EXERCISE AIM -
Print each line of the listing once more, precisely as given.

[Start of DATA SEGMENT]

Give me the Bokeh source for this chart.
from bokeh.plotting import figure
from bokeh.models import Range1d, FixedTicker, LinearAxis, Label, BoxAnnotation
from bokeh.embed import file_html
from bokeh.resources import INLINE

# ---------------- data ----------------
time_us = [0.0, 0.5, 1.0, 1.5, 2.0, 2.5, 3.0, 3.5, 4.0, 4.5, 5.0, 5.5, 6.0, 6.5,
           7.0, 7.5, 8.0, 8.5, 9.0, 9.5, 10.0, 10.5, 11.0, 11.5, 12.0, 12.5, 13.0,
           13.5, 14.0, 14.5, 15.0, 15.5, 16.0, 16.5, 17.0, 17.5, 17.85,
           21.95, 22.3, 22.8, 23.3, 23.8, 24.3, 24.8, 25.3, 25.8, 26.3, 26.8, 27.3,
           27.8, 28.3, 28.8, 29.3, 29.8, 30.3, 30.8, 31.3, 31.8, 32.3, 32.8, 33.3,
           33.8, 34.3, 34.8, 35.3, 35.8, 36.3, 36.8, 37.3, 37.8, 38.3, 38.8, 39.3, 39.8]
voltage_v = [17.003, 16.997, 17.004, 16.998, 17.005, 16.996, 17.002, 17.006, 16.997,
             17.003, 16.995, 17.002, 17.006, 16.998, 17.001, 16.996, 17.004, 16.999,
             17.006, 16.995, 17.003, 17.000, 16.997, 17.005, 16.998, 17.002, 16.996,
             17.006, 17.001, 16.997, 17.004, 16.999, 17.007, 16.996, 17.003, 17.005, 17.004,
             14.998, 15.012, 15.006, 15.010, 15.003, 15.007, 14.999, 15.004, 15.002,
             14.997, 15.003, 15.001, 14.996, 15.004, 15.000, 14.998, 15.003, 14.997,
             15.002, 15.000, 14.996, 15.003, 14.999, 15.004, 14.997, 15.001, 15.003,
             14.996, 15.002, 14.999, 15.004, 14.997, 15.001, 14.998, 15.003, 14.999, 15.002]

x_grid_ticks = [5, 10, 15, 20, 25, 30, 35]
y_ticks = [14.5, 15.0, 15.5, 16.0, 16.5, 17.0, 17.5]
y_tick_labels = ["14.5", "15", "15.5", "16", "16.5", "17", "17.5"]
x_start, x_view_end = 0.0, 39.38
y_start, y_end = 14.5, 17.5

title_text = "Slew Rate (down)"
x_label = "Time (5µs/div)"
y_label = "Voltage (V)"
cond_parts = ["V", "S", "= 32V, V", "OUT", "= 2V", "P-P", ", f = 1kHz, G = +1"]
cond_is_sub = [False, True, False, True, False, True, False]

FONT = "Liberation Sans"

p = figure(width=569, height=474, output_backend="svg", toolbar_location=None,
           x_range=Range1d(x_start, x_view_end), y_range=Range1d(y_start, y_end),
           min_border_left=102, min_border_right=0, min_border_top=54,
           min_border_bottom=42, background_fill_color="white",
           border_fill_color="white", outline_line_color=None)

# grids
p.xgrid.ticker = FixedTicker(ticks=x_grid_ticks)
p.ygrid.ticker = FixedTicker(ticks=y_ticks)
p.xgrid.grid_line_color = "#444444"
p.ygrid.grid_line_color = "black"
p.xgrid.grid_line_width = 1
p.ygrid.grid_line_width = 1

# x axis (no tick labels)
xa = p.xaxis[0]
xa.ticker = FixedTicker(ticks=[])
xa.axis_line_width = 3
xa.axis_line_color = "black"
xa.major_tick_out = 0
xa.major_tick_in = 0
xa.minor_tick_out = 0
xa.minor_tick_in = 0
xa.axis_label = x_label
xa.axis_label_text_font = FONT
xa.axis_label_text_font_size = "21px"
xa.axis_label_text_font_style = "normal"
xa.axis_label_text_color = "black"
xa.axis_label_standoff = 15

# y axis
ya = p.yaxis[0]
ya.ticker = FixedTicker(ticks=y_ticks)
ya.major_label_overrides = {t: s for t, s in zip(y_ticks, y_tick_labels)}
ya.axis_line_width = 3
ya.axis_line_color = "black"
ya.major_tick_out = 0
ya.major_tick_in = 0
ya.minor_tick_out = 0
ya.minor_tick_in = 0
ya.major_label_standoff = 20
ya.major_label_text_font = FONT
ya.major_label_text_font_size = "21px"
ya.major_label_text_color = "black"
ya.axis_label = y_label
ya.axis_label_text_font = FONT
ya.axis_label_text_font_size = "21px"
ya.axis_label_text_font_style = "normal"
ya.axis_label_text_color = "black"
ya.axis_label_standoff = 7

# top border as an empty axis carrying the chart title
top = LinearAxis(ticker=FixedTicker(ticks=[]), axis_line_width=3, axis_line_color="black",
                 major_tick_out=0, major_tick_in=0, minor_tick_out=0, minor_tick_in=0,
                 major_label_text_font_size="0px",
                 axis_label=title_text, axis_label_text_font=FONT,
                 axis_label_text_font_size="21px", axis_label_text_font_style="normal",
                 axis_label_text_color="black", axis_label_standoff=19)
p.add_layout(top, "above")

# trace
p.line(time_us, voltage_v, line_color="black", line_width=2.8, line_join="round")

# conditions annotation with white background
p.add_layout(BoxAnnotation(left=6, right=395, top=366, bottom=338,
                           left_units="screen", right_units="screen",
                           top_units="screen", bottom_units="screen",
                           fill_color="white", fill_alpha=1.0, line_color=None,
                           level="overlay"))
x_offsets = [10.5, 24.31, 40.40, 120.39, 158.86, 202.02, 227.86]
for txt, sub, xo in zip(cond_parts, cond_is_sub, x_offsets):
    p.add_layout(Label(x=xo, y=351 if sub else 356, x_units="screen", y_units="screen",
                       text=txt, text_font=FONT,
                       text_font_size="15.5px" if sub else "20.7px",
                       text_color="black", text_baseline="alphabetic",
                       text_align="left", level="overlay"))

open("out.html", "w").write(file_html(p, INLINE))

[End of DATA SEGMENT]

ANSWER BELOW -
Give me the Bokeh source for this chart.
from bokeh.plotting import figure
from bokeh.models import Range1d, FixedTicker, LinearAxis, Label, BoxAnnotation
from bokeh.embed import file_html
from bokeh.resources import INLINE

# ---------------- data ----------------
time_us = [0.0, 0.5, 1.0, 1.5, 2.0, 2.5, 3.0, 3.5, 4.0, 4.5, 5.0, 5.5, 6.0, 6.5,
           7.0, 7.5, 8.0, 8.5, 9.0, 9.5, 10.0, 10.5, 11.0, 11.5, 12.0, 12.5, 13.0,
           13.5, 14.0, 14.5, 15.0, 15.5, 16.0, 16.5, 17.0, 17.5, 17.85,
           21.95, 22.3, 22.8, 23.3, 23.8, 24.3, 24.8, 25.3, 25.8, 26.3, 26.8, 27.3,
           27.8, 28.3, 28.8, 29.3, 29.8, 30.3, 30.8, 31.3, 31.8, 32.3, 32.8, 33.3,
           33.8, 34.3, 34.8, 35.3, 35.8, 36.3, 36.8, 37.3, 37.8, 38.3, 38.8, 39.3, 39.8]
voltage_v = [17.003, 16.997, 17.004, 16.998, 17.005, 16.996, 17.002, 17.006, 16.997,
             17.003, 16.995, 17.002, 17.006, 16.998, 17.001, 16.996, 17.004, 16.999,
             17.006, 16.995, 17.003, 17.000, 16.997, 17.005, 16.998, 17.002, 16.996,
             17.006, 17.001, 16.997, 17.004, 16.999, 17.007, 16.996, 17.003, 17.005, 17.004,
             14.998, 15.012, 15.006, 15.010, 15.003, 15.007, 14.999, 15.004, 15.002,
             14.997, 15.003, 15.001, 14.996, 15.004, 15.000, 14.998, 15.003, 14.997,
             15.002, 15.000, 14.996, 15.003, 14.999, 15.004, 14.997, 15.001, 15.003,
             14.996, 15.002, 14.999, 15.004, 14.997, 15.001, 14.998, 15.003, 14.999, 15.002]

x_grid_ticks = [5, 10, 15, 20, 25, 30, 35]
y_ticks = [14.5, 15.0, 15.5, 16.0, 16.5, 17.0, 17.5]
y_tick_labels = ["14.5", "15", "15.5", "16", "16.5", "17", "17.5"]
x_start, x_view_end = 0.0, 39.38
y_start, y_end = 14.5, 17.5

title_text = "Slew Rate (down)"
x_label = "Time (5µs/div)"
y_label = "Voltage (V)"
cond_parts = ["V", "S", "= 32V, V", "OUT", "= 2V", "P-P", ", f = 1kHz, G = +1"]
cond_is_sub = [False, True, False, True, False, True, False]

FONT = "Liberation Sans"

p = figure(width=569, height=474, output_backend="svg", toolbar_location=None,
           x_range=Range1d(x_start, x_view_end), y_range=Range1d(y_start, y_end),
           min_border_left=102, min_border_right=0, min_border_top=54,
           min_border_bottom=42, background_fill_color="white",
           border_fill_color="white", outline_line_color=None)

# grids
p.xgrid.ticker = FixedTicker(ticks=x_grid_ticks)
p.ygrid.ticker = FixedTicker(ticks=y_ticks)
p.xgrid.grid_line_color = "#444444"
p.ygrid.grid_line_color = "black"
p.xgrid.grid_line_width = 1
p.ygrid.grid_line_width = 1

# x axis (no tick labels)
xa = p.xaxis[0]
xa.ticker = FixedTicker(ticks=[])
xa.axis_line_width = 3
xa.axis_line_color = "black"
xa.major_tick_out = 0
xa.major_tick_in = 0
xa.minor_tick_out = 0
xa.minor_tick_in = 0
xa.axis_label = x_label
xa.axis_label_text_font = FONT
xa.axis_label_text_font_size = "21px"
xa.axis_label_text_font_style = "normal"
xa.axis_label_text_color = "black"
xa.axis_label_standoff = 15

# y axis
ya = p.yaxis[0]
ya.ticker = FixedTicker(ticks=y_ticks)
ya.major_label_overrides = {t: s for t, s in zip(y_ticks, y_tick_labels)}
ya.axis_line_width = 3
ya.axis_line_color = "black"
ya.major_tick_out = 0
ya.major_tick_in = 0
ya.minor_tick_out = 0
ya.minor_tick_in = 0
ya.major_label_standoff = 20
ya.major_label_text_font = FONT
ya.major_label_text_font_size = "21px"
ya.major_label_text_color = "black"
ya.axis_label = y_label
ya.axis_label_text_font = FONT
ya.axis_label_text_font_size = "21px"
ya.axis_label_text_font_style = "normal"
ya.axis_label_text_color = "black"
ya.axis_label_standoff = 7

# top border as an empty axis carrying the chart title
top = LinearAxis(ticker=FixedTicker(ticks=[]), axis_line_width=3, axis_line_color="black",
                 major_tick_out=0, major_tick_in=0, minor_tick_out=0, minor_tick_in=0,
                 major_label_text_font_size="0px",
                 axis_label=title_text, axis_label_text_font=FONT,
                 axis_label_text_font_size="21px", axis_label_text_font_style="normal",
                 axis_label_text_color="black", axis_label_standoff=19)
p.add_layout(top, "above")

# trace
p.line(time_us, voltage_v, line_color="black", line_width=2.8, line_join="round")

# conditions annotation with white background
p.add_layout(BoxAnnotation(left=6, right=395, top=366, bottom=338,
                           left_units="screen", right_units="screen",
                           top_units="screen", bottom_units="screen",
                           fill_color="white", fill_alpha=1.0, line_color=None,
                           level="overlay"))
x_offsets = [10.5, 24.31, 40.40, 120.39, 158.86, 202.02, 227.86]
for txt, sub, xo in zip(cond_parts, cond_is_sub, x_offsets):
    p.add_layout(Label(x=xo, y=351 if sub else 356, x_units="screen", y_units="screen",
                       text=txt, text_font=FONT,
                       text_font_size="15.5px" if sub else "20.7px",
                       text_color="black", text_baseline="alphabetic",
                       text_align="left", level="overlay"))

open("out.html", "w").write(file_html(p, INLINE))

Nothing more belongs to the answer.